Despite all the innovations, biological solutions to the degradation of plastic pollution have certain drawbacks. One of them is sustaining the insect’s culture that could eat the PET. Secondly, maintaining the culture of insects requires a high cost. Thirdly, the microplastic could be formed that has severe impacts on the environment. The best way is to stop using plastic and substitute it with other materials. 

                             

 

 

Conclusion:

 

 

                               

 

 

Plastic is an artificial petroleum-based product. Each year, humans produce many plastics that are needed up in landfills and water bodies. These fragments of plastic pose severe impacts on human health and their environment.
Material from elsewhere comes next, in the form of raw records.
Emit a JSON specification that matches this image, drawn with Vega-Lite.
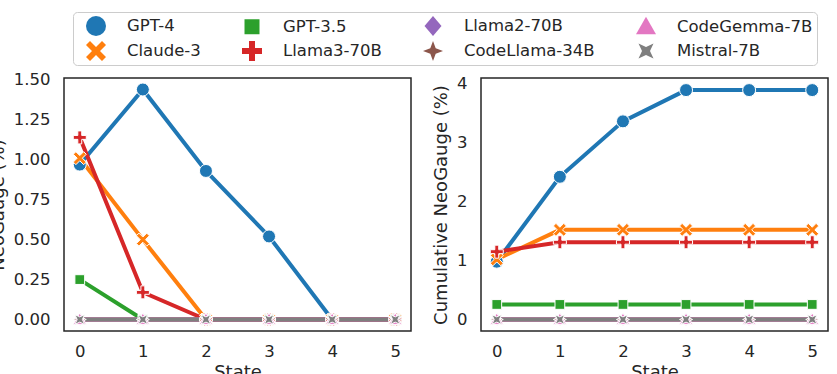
{
 "$schema": "https://vega.github.io/schema/vega-lite/v6.json",
 "padding": {"left": -12, "top": 11, "right": 0, "bottom": 0},
 "config": {
  "font": "DejaVu Sans",
  "view": {"stroke": "#262626", "strokeWidth": 1.5},
  "axis": {"grid": false, "domain": false, "ticks": false, "tickSize": 0, "labelFontSize": 16.5, "titleFontSize": 18, "labelColor": "#262626", "titleColor": "#262626", "titleFontWeight": "normal", "labelPadding": 14, "titlePadding": 6},
  "legend": {"symbolStrokeWidth": 0}
 },
 "data": {"values": [
  {"model": "GPT-4", "marker": "GPT-4", "state": 0, "v": 0.97, "c": 0.98},
  {"model": "GPT-4", "marker": "GPT-4", "state": 1, "v": 1.44, "c": 2.42},
  {"model": "GPT-4", "marker": "GPT-4", "state": 2, "v": 0.93, "c": 3.36},
  {"model": "GPT-4", "marker": "GPT-4", "state": 3, "v": 0.52, "c": 3.89},
  {"model": "GPT-4", "marker": "GPT-4", "state": 4, "v": 0, "c": 3.89},
  {"model": "GPT-4", "marker": "GPT-4", "state": 5, "v": 0, "c": 3.89},
  {"model": "Claude-3", "marker": "Claude-3", "state": 0, "v": 1.01, "c": 1.02},
  {"model": "Claude-3", "marker": "Claude-3", "state": 1, "v": 0.50, "c": 1.52},
  {"model": "Claude-3", "marker": "Claude-3", "state": 2, "v": 0, "c": 1.52},
  {"model": "Claude-3", "marker": "Claude-3", "state": 3, "v": 0, "c": 1.52},
  {"model": "Claude-3", "marker": "Claude-3", "state": 4, "v": 0, "c": 1.52},
  {"model": "Claude-3", "marker": "Claude-3", "state": 5, "v": 0, "c": 1.52},
  {"model": "GPT-3.5", "marker": "GPT-3.5", "state": 0, "v": 0.25, "c": 0.255},
  {"model": "GPT-3.5", "marker": "GPT-3.5", "state": 1, "v": 0, "c": 0.255},
  {"model": "GPT-3.5", "marker": "GPT-3.5", "state": 2, "v": 0, "c": 0.255},
  {"model": "GPT-3.5", "marker": "GPT-3.5", "state": 3, "v": 0, "c": 0.255},
  {"model": "GPT-3.5", "marker": "GPT-3.5", "state": 4, "v": 0, "c": 0.255},
  {"model": "GPT-3.5", "marker": "GPT-3.5", "state": 5, "v": 0, "c": 0.255},
  {"model": "Llama3-70B", "marker": "Llama3-70B", "state": 0, "v": 1.14, "c": 1.15},
  {"model": "Llama3-70B", "marker": "Llama3-70B", "state": 1, "v": 0.17, "c": 1.31},
  {"model": "Llama3-70B", "marker": "Llama3-70B", "state": 2, "v": 0, "c": 1.31},
  {"model": "Llama3-70B", "marker": "Llama3-70B", "state": 3, "v": 0, "c": 1.31},
  {"model": "Llama3-70B", "marker": "Llama3-70B", "state": 4, "v": 0, "c": 1.31},
  {"model": "Llama3-70B", "marker": "Llama3-70B", "state": 5, "v": 0, "c": 1.31},
  {"model": "Llama2-70B", "marker": "Llama2-70B", "state": 0, "v": 0, "c": 0},
  {"model": "Llama2-70B", "marker": "Llama2-70B", "state": 1, "v": 0, "c": 0},
  {"model": "Llama2-70B", "marker": "Llama2-70B", "state": 2, "v": 0, "c": 0},
  {"model": "Llama2-70B", "marker": "Llama2-70B", "state": 3, "v": 0, "c": 0},
  {"model": "Llama2-70B", "marker": "Llama2-70B", "state": 4, "v": 0, "c": 0},
  {"model": "Llama2-70B", "marker": "Llama2-70B", "state": 5, "v": 0, "c": 0},
  {"model": "CodeLlama-34B", "marker": "CodeLlama-34B", "state": 0, "v": 0, "c": 0},
  {"model": "CodeLlama-34B", "marker": "CodeLlama-34B", "state": 1, "v": 0, "c": 0},
  {"model": "CodeLlama-34B", "marker": "CodeLlama-34B", "state": 2, "v": 0, "c": 0},
  {"model": "CodeLlama-34B", "marker": "CodeLlama-34B", "state": 3, "v": 0, "c": 0},
  {"model": "CodeLlama-34B", "marker": "CodeLlama-34B", "state": 4, "v": 0, "c": 0},
  {"model": "CodeLlama-34B", "marker": "CodeLlama-34B", "state": 5, "v": 0, "c": 0},
  {"model": "CodeGemma-7B", "marker": "CodeGemma-7B", "state": 0, "v": 0, "c": 0},
  {"model": "CodeGemma-7B", "marker": "CodeGemma-7B", "state": 1, "v": 0, "c": 0},
  {"model": "CodeGemma-7B", "marker": "CodeGemma-7B", "state": 2, "v": 0, "c": 0},
  {"model": "CodeGemma-7B", "marker": "CodeGemma-7B", "state": 3, "v": 0, "c": 0},
  {"model": "CodeGemma-7B", "marker": "CodeGemma-7B", "state": 4, "v": 0, "c": 0},
  {"model": "CodeGemma-7B", "marker": "CodeGemma-7B", "state": 5, "v": 0, "c": 0},
  {"model": "Mistral-7B", "marker": "Mistral-7B", "state": 0, "v": 0, "c": 0},
  {"model": "Mistral-7B", "marker": "Mistral-7B", "state": 1, "v": 0, "c": 0},
  {"model": "Mistral-7B", "marker": "Mistral-7B", "state": 2, "v": 0, "c": 0},
  {"model": "Mistral-7B", "marker": "Mistral-7B", "state": 3, "v": 0, "c": 0},
  {"model": "Mistral-7B", "marker": "Mistral-7B", "state": 4, "v": 0, "c": 0},
  {"model": "Mistral-7B", "marker": "Mistral-7B", "state": 5, "v": 0, "c": 0}
 ]},
 "spacing": 19,
 "resolve": {"scale": {"color": "shared", "shape": "shared"}, "legend": {"color": "shared", "shape": "shared"}},
 "hconcat": [
  {
   "width": 347, "height": 253,
   "layer": [
    {
     "mark": {"type": "line", "strokeWidth": 4},
     "encoding": {
      "x": {"field": "state", "type": "quantitative", "scale": {"domain": [-0.25, 5.25], "nice": false, "zero": false}, "axis": {"values": [0,1,2,3,4,5], "format": "d", "title": "State", "labelPadding": 12, "titlePadding": 4}},
      "y": {"field": "v", "type": "quantitative", "scale": {"domain": [-0.072, 1.512], "nice": false, "zero": false}, "axis": {"values": [0, 0.25, 0.5, 0.75, 1, 1.25, 1.5], "format": ".2f", "title": "NeoGauge (%)"}},
      "color": {"field": "model", "type": "nominal",
       "scale": {"domain": ["GPT-4","GPT-3.5","Llama2-70B","CodeGemma-7B","Claude-3","Llama3-70B","CodeLlama-34B","Mistral-7B"], "range": ["#1f77b4","#2ca02c","#9467bd","#e377c2","#ff7f0e","#d62728","#8c564b","#7f7f7f"]}}
     }
    },
    {
     "mark": {"type": "point", "filled": true, "size": 169, "stroke": "white", "strokeWidth": 1, "opacity": 1},
     "encoding": {
      "x": {"field": "state", "type": "quantitative"},
      "y": {"field": "v", "type": "quantitative"},
      "color": {"field": "model", "type": "nominal",
       "legend": {"title": null, "orient": "none", "legendX": 9, "legendY": -66, "direction": "horizontal", "columns": 4, "columnPadding": 32, "rowPadding": 5, "padding": 4, "strokeColor": "#cccccc", "fillColor": "white", "cornerRadius": 4, "symbolSize": 400, "symbolOffset": 9, "labelOffset": 21, "labelFontSize": 16.5, "labelColor": "#262626",
        "encode": {"symbols": {
         "opacity": {"value": 1},
         "strokeWidth": {"value": 0},
         "shape": {"condition": [
          {"test": "datum.value === 'GPT-4'", "value": "M-1.9,-0.2H-0.75V0.2H-1.9ZM0.75,-0.2H1.9V0.2H0.75ZM-0.6,0A0.6,0.6 0 1,0 0.6,0A0.6,0.6 0 1,0 -0.6,0Z"},
          {"test": "datum.value === 'Claude-3'", "value": "M-1.9,-0.2H-0.7V0.2H-1.9ZM0.7,-0.2H1.9V0.2H0.7ZM-0.6,-0.36L-0.36,-0.6L0,-0.24L0.36,-0.6L0.6,-0.36L0.24,0L0.6,0.36L0.36,0.6L0,0.24L-0.36,0.6L-0.6,0.36L-0.24,0Z"},
          {"test": "datum.value === 'GPT-3.5'", "value": "M-1.9,-0.2H-0.6V0.2H-1.9ZM0.6,-0.2H1.9V0.2H0.6ZM-0.45,-0.45H0.45V0.45H-0.45Z"},
          {"test": "datum.value === 'Llama3-70B'", "value": "M-1.9,-0.2H-0.7V0.2H-1.9ZM0.7,-0.2H1.9V0.2H0.7ZM-0.18,-0.6H0.18V-0.18H0.6V0.18H0.18V0.6H-0.18V0.18H-0.6V-0.18H-0.18Z"},
          {"test": "datum.value === 'Llama2-70B'", "value": "M-1.9,-0.2H-0.65V0.2H-1.9ZM0.65,-0.2H1.9V0.2H0.65ZM0,-0.6L0.52,0L0,0.6L-0.52,0Z"},
          {"test": "datum.value === 'CodeLlama-34B'", "value": "M-1.9,-0.2H-0.65V0.2H-1.9ZM0.65,-0.2H1.9V0.2H0.65ZM0,-0.6L0.16,-0.16L0.6,0L0.16,0.16L0,0.6L-0.16,0.16L-0.6,0L-0.16,-0.16Z"},
          {"test": "datum.value === 'CodeGemma-7B'", "value": "M-1.9,-0.2H-0.65V0.2H-1.9ZM0.65,-0.2H1.9V0.2H0.65ZM0,-0.6L0.6,0.45L-0.6,0.45Z"}
         ], "value": "M-1.9,-0.2H-0.55V0.2H-1.9ZM0.55,-0.2H1.9V0.2H0.55ZM-0.45,-0.45L0,-0.24L0.45,-0.45L0.24,0L0.45,0.45L0,0.24L-0.45,0.45L-0.24,0Z"}
        }}
       }},
      "shape": {"field": "marker", "type": "nominal", "legend": null,
       "scale": {"domain": ["GPT-4","GPT-3.5","Llama2-70B","CodeGemma-7B","Claude-3","Llama3-70B","CodeLlama-34B","Mistral-7B"], "range": ["circle", "M-0.75,-0.75H0.75V0.75H-0.75Z", "M0,-1L0.85,0L0,1L-0.85,0Z", "M0,-1L1,0.75L-1,0.75Z", "M-1,-0.6L-0.6,-1L0,-0.4L0.6,-1L1,-0.6L0.4,0L1,0.6L0.6,1L0,0.4L-0.6,1L-1,0.6L-0.4,0Z", "M-0.3,-1H0.3V-0.3H1V0.3H0.3V1H-0.3V0.3H-1V-0.3H-0.3Z", "M0,-1L0.27,-0.27L1,0L0.27,0.27L0,1L-0.27,0.27L-1,0L-0.27,-0.27Z", "M-0.75,-0.75L0,-0.4L0.75,-0.75L0.4,0L0.75,0.75L0,0.4L-0.75,0.75L-0.4,0Z"]}}
     }
    }
   ]
  },
  {
   "width": 347, "height": 253,
   "layer": [
    {
     "mark": {"type": "line", "strokeWidth": 4},
     "encoding": {
      "x": {"field": "state", "type": "quantitative", "scale": {"domain": [-0.25, 5.25], "nice": false, "zero": false}, "axis": {"values": [0,1,2,3,4,5], "format": "d", "title": "State", "labelPadding": 12, "titlePadding": 4}},
      "y": {"field": "c", "type": "quantitative", "scale": {"domain": [-0.195, 4.095], "nice": false, "zero": false}, "axis": {"values": [0,1,2,3,4], "format": "d", "title": "Cumulative NeoGauge (%)"}},
      "color": {"field": "model", "type": "nominal"}
     }
    },
    {
     "mark": {"type": "point", "filled": true, "size": 169, "stroke": "white", "strokeWidth": 1, "opacity": 1},
     "encoding": {
      "x": {"field": "state", "type": "quantitative"},
      "y": {"field": "c", "type": "quantitative"},
      "color": {"field": "model", "type": "nominal"},
      "shape": {"field": "marker", "type": "nominal", "legend": null}
     }
    }
   ]
  }
 ]
}
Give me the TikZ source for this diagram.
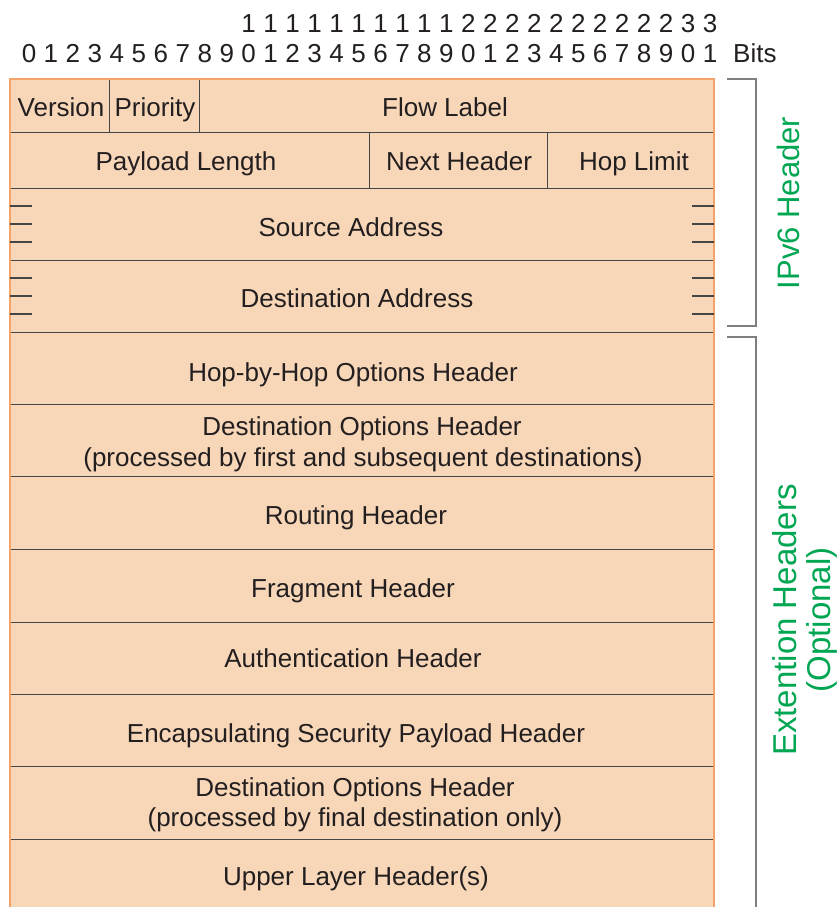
\documentclass[tikz,border=0pt]{standalone}
\usepackage{fontspec}
\setmainfont{Liberation Sans}
\definecolor{peach}{HTML}{F8D7B8}
\definecolor{edgeorange}{HTML}{F4A46A}
\definecolor{rulegray}{HTML}{454545}
\definecolor{ink}{HTML}{231F20}
\definecolor{bracketgray}{HTML}{7F7F7F}
\definecolor{labelgreen}{HTML}{00A651}

\begin{document}
\begin{tikzpicture}[x=1pt,y=-1pt,
  cell/.style={draw=rulegray, line width=1.1pt, fill=peach, inner sep=0pt, anchor=north west},
  lbl/.style={text=ink, font=\fontsize{26}{30}\selectfont, inner sep=0pt, anchor=base},
  bitnum/.style={text=ink, font=\fontsize{26}{30}\selectfont, inner sep=0pt, anchor=base},
  side/.style={text=labelgreen, font=\fontsize{31}{36}\selectfont, rotate=90, align=center, inner sep=0pt},
  bracketline/.style={draw=bracketgray, line width=1.5pt},
  tickline/.style={draw=rulegray, line width=1.1pt}]

\useasboundingbox (0,0) rectangle (838,907);
\clip (0,0) rectangle (838,907);

% bit numbering above the header
\foreach \i in {0,...,31}{
  \pgfmathtruncatemacro{\tens}{int(\i/10)}
  \pgfmathtruncatemacro{\ones}{int(mod(\i,10))}
  \node[bitnum] (bit\i) at ({29+21.97*\i},63) {\ones};
  \ifnum\i>9
    \node[bitnum] (tens\i) at ({29+21.97*\i},33) {\tens};
  \fi
}
\node[bitnum, anchor=base west] (bits) at (733,63) {Bits};

% IPv6 fixed header
\node[cell, minimum width=99pt,  minimum height=53pt] (version)  at (10,79)  {};
\node[cell, minimum width=90pt,  minimum height=53pt] (priority) at (109,79) {};
\node[cell, minimum width=515pt, minimum height=53pt] (flow)     at (199,79) {};
\node[cell, minimum width=359pt, minimum height=56pt] (plen)     at (10,132) {};
\node[cell, minimum width=178pt, minimum height=56pt] (nexthdr)  at (369,132) {};
\node[cell, minimum width=167pt, minimum height=56pt] (hoplim)   at (547,132) {};
\node[cell, minimum width=704pt, minimum height=72pt] (src)      at (10,188) {};
\node[cell, minimum width=704pt, minimum height=72pt] (dst)      at (10,260) {};

% extension headers
\node[cell, minimum width=704pt, minimum height=72pt] (hbh)      at (10,332) {};
\node[cell, minimum width=704pt, minimum height=72pt] (dopta)    at (10,404) {};
\node[cell, minimum width=704pt, minimum height=73pt] (routing)  at (10,476) {};
\node[cell, minimum width=704pt, minimum height=73pt] (frag)     at (10,549) {};
\node[cell, minimum width=704pt, minimum height=72pt] (auth)     at (10,622) {};
\node[cell, minimum width=704pt, minimum height=72pt] (esp)      at (10,694) {};
\node[cell, minimum width=704pt, minimum height=73pt] (doptb)    at (10,766) {};
\node[cell, minimum width=704pt, minimum height=90pt] (upper)    at (10,839) {};

% orange outline of the whole packet
\draw[edgeorange, line width=1.5pt] (10,940) -- (10,79) -- (714,79) -- (714,940);

% ticks marking the 32-bit words of the addresses
\foreach \y in {206,224,242,278,296,314}{
  \draw[tickline] (10,\y) -- (32,\y);
  \draw[tickline] (692,\y) -- (714,\y);
}

% field labels
\node[lbl] (tversion)  at (61,116.5)  {Version};
\node[lbl] (tpriority) at (155,116.5) {Priority};
\node[lbl] (tflow)     at (445,116.5) {Flow Label};
\node[lbl] (tplen)     at (186,170.5) {Payload Length};
\node[lbl] (tnext)     at (459,170.5) {Next Header};
\node[lbl] (thop)      at (634,170.5) {Hop Limit};
\node[lbl] (tsrc)      at (351,236)   {Source Address};
\node[lbl] (tdst)      at (357,307)   {Destination Address};
\node[lbl] (thbh)      at (353,381)   {Hop-by-Hop Options Header};
\node[lbl] (tdopta1)   at (362,435)   {Destination Options Header};
\node[lbl] (tdopta2)   at (363,466)   {(processed by first and subsequent destinations)};
\node[lbl] (trouting)  at (356,524)   {Routing Header};
\node[lbl] (tfrag)     at (353,597)   {Fragment Header};
\node[lbl] (tauth)     at (353,667)   {Authentication Header};
\node[lbl] (tesp)      at (356,742)   {Encapsulating Security Payload Header};
\node[lbl] (tdoptb1)   at (355,796)   {Destination Options Header};
\node[lbl] (tdoptb2)   at (355,826)   {(processed by final destination only)};
\node[lbl] (tupper)    at (356,885)   {Upper Layer Header(s)};

% side brackets and their captions
\coordinate (ipa) at (727,79);
\coordinate (ipb) at (756,79);
\coordinate (ipc) at (756,326);
\coordinate (ipd) at (727,326);
\draw[bracketline] (ipa) -- (ipb) -- (ipc) -- (ipd);
\coordinate (exa) at (727,337);
\coordinate (exb) at (756,337);
\coordinate (exc) at (756,940);
\draw[bracketline] (exa) -- (exb) -- (exc);

\node[side] (ipv6cap) at (788,203) {IPv6 Header};
\node[side, font=\fontsize{33}{34}\selectfont] (extcap) at (805,620) {Extention Headers\\(Optional)};

\end{tikzpicture}
\end{document}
Disrupting the functioning of the endocrine system, neurological damage, reproductive system damage, and obesity are among the health impacts of plastic pollution. Different species of bacteria are employed for the degradation of plastic material. Several bacteria in the gut of invertebrates are helpful for this purpose. Nevertheless, they have some drawbacks as well. The best approach is to cut short our use of plastic to keep ourselves and the environment safe.